From 1826 to 1860, as a consequence of the constant conflict between conservative and liberal governments in the young Mexican Republic, the University was closed and reopened several times, and renamed “Instituto de Ciencias del Estado” or “Universidad de Guadalajara” depending on which side was in power.

The Escuela Preparatoria de Jalisco, the first high school in the state, was created in 1914, and in 1925 the foundation of the University of Guadalajara was acknowledged and its first Governing Laws (Ley Orgánica) were passed, thanks to the work of Governor José Guadalupe Zuno Hernández and Lic. Enrique Díaz de León, its first Rector General.

During the 1980s the University of Guadalajara asserted its vocation as a nationalist and democratic higher education institution for the people of Jalisco. In 1989, during the Rectorship of Lic.
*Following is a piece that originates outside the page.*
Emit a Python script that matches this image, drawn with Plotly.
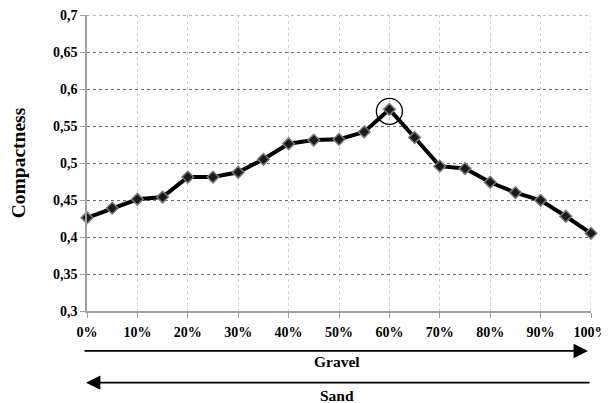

Raúl Padilla López, a comprehensive process of university reform began which updated the academic models and culminated in a restructuring of schools an colleges into subject-specific an regional campuses known as University Centers, creating a University Network that now covers the whole state of Jalisco and integrating all its schools into a High School Education System (Sistema de Educación Media Superior).

The Virtual University System (Sistema de Universidad Virtual), created in 2005, is the newest element of the network of the University of Guadalajara.